40 Prozent polnischer Visa-Anträge abgelehnt
Das sehen immer mehr Polen anders. Seit 1991 dürfen USA-Bürger ohne Visum in das osteuropäische Land einreisen und dort beliebig lang verweilen, während die USA-Restriktionen gegenüber einreisewilligen Polen immer schärfer werden. Kürzlich wurde gar einer kompletten Sport-Mannschaft die Einreise verweigert. Dem Team für die Senioren-Weltmeisterschaften im Gewichtheben stellte das USA-Konsulat keine Visa aus - ohne Begründung. In den USA leben rund zehn Millionen Menschen polnischer Herkunft.

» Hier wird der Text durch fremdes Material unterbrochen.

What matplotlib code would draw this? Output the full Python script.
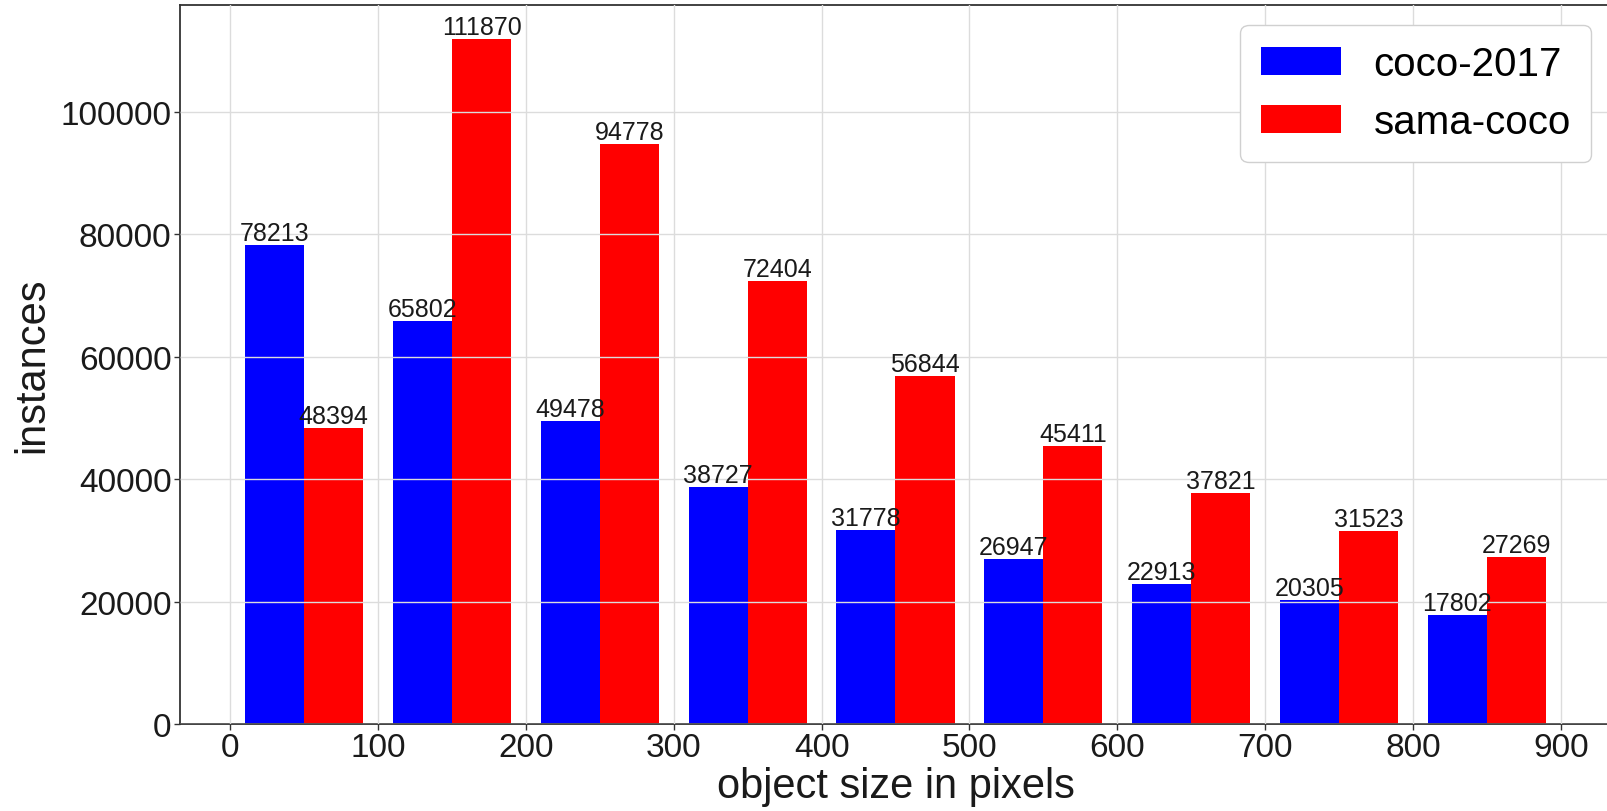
import numpy as np
import matplotlib
matplotlib.use("Agg")
import matplotlib.pyplot as plt

plt.rcParams["font.family"] = ["Liberation Sans", "DejaVu Sans"]

# object size bins (left edge, pixels) and instance counts per dataset
BIN_STARTS = [0, 100, 200, 300, 400, 500, 600, 700, 800]
COCO_2017 = [78213, 65802, 49478, 38727, 31778, 26947, 22913, 20305, 17802]
SAMA_COCO = [48394, 111870, 94778, 72404, 56844, 45411, 37821, 31523, 27269]

BIN_WIDTH = 100
BAR_WIDTH = 40

fig = plt.figure(figsize=(16.08, 8.12), dpi=100)
ax = fig.add_axes([0.1119, 0.1071, 0.8900, 0.8855])

centers = np.array(BIN_STARTS) + BIN_WIDTH / 2
b1 = ax.bar(centers - BAR_WIDTH / 2, COCO_2017, BAR_WIDTH, color="blue", label="coco-2017")
b2 = ax.bar(centers + BAR_WIDTH / 2, SAMA_COCO, BAR_WIDTH, color="red", label="sama-coco")
ax.bar_label(b1, fontsize=18, padding=0, color="#1a1a1a")
ax.bar_label(b2, fontsize=18, padding=0, color="#1a1a1a")

ax.set_xticks(range(0, 1000, 100))
ax.set_yticks(range(0, 120000, 20000))
ax.tick_params(labelsize=24, length=4, width=1, pad=2, color="#333333", labelcolor="#1a1a1a")
ax.set_xlabel("object size in pixels", fontsize=30, color="#1a1a1a", labelpad=2)
ax.set_ylabel("instances", fontsize=30, color="#1a1a1a", labelpad=6)

ax.grid(True, color="#dcdcdc", linewidth=1.0)
ax.set_axisbelow(False)
for s in ax.spines.values():
    s.set_color("#333333")
    s.set_linewidth(1.3)

ax.legend(loc="upper right", fontsize=29, framealpha=1, edgecolor="#d0d0d0",
          handlelength=2.0, borderpad=0.5)

fig.savefig("out.png", dpi=100)
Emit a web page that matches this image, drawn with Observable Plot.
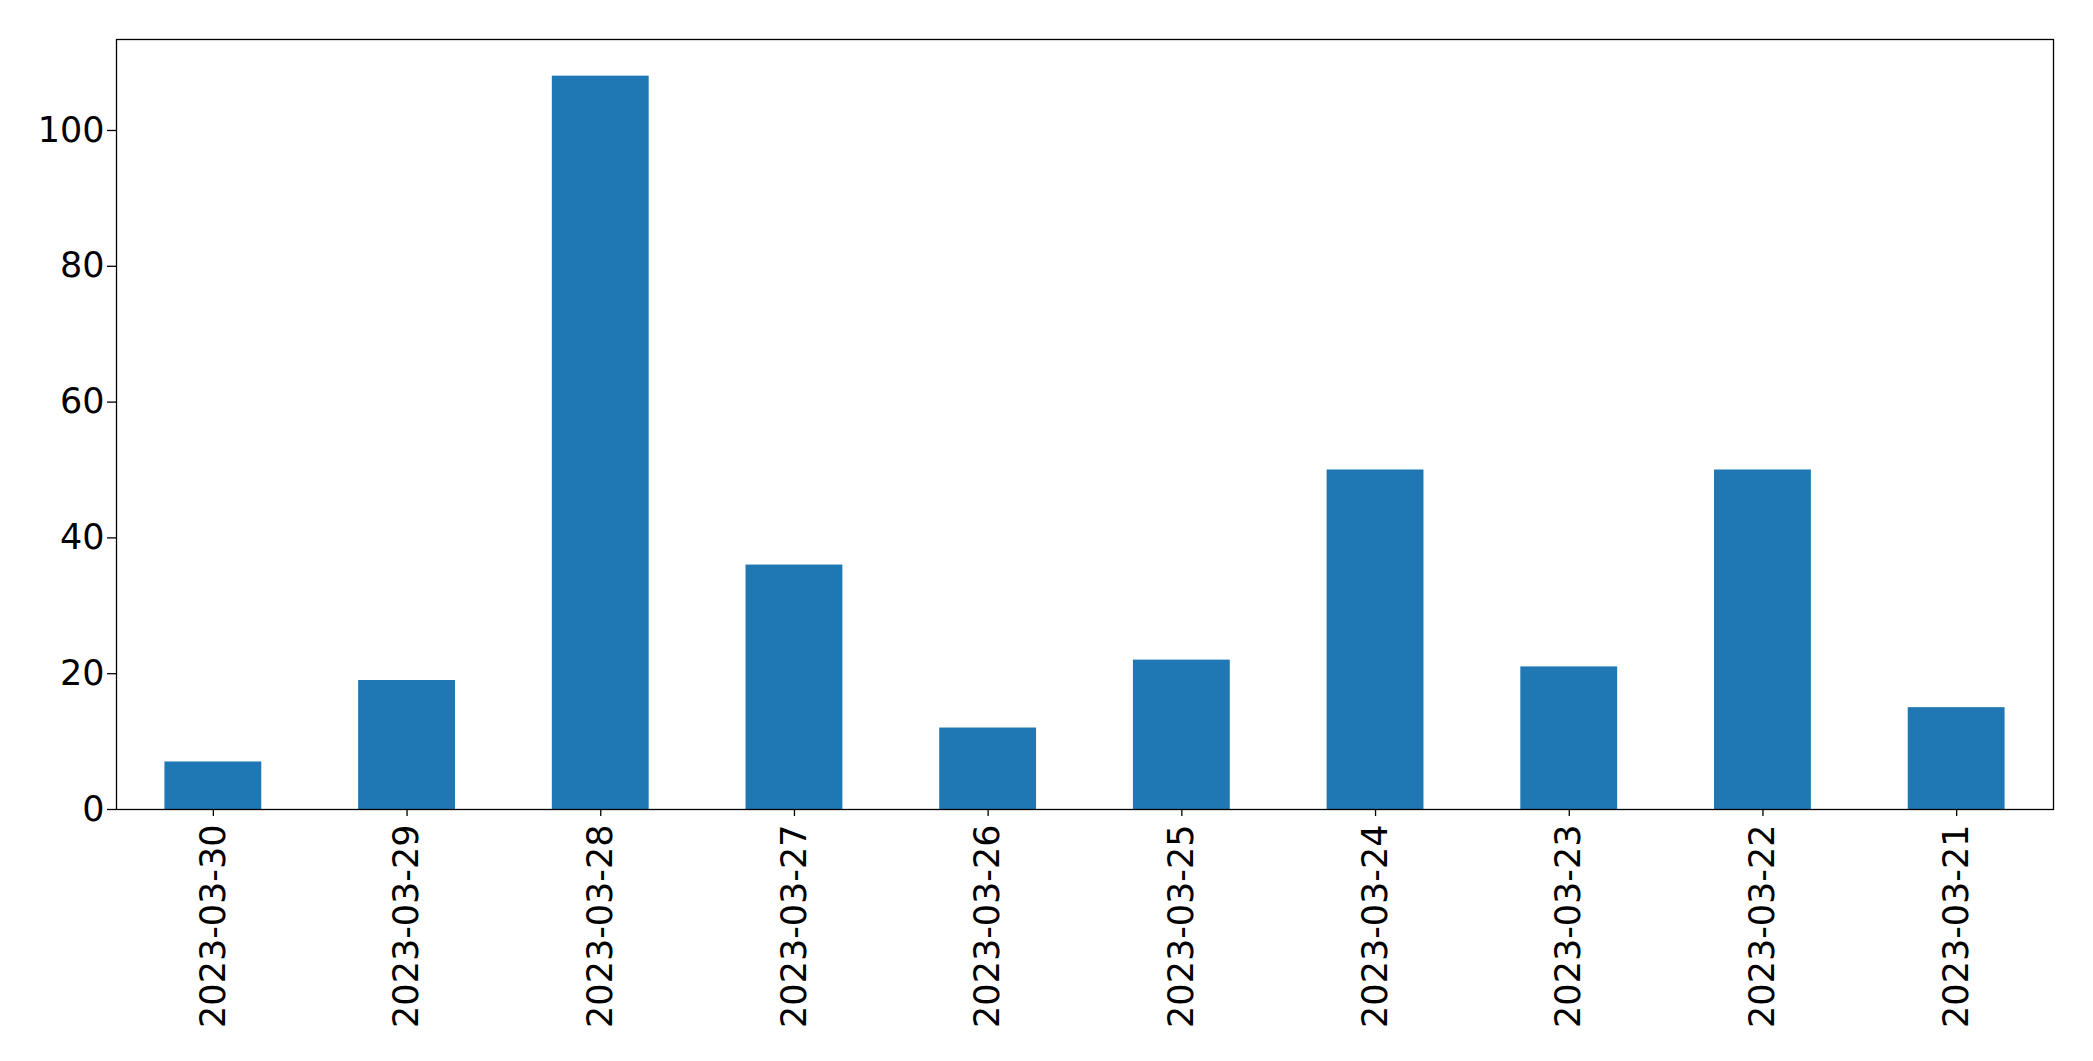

Für bis zu 40 Prozent polnischer Visa-Anträge für die USA, seit 2001 rund 150000 pro Jahr, ist eine solche Ablehnung die Norm. Schlimmer noch: Bereits auf dem New-Yorker Flughafen mit einem gültigen Visum im gültigen Pass gelandet, werden dennoch Tausende abgewiesen. Hunderte davon werden sogar an Händen und Füssen gefesselt und bis zum Rückflug in Zellen gehalten.
Nun hat das Warschauer Konsulat der USA die Hürden für die Visaerteilung erneut erhöht. Ohne telefonisch vereinbarten Termin läuft längst nichts mehr. Außerdem müssen die Antragsteller 400Zloty, das sind mehr als 100 US-Dollar, überweisen. Wird das Visum nicht erteilt, besteht kein Anspruch auf Rückerstattung. Von den 260000 USA-Bürger, die 2002 nach Polen einreisten, brauchte keiner auch nur einen Cent bezahlen. Das widerspricht dem Gegenseitigkeitsprinzip, das 1991 zwischen Polen und den USA vereinbart wurde und - hochgerechnet - 26 Millionen US-Dollar in polnische Kassen spülen hätte sollen.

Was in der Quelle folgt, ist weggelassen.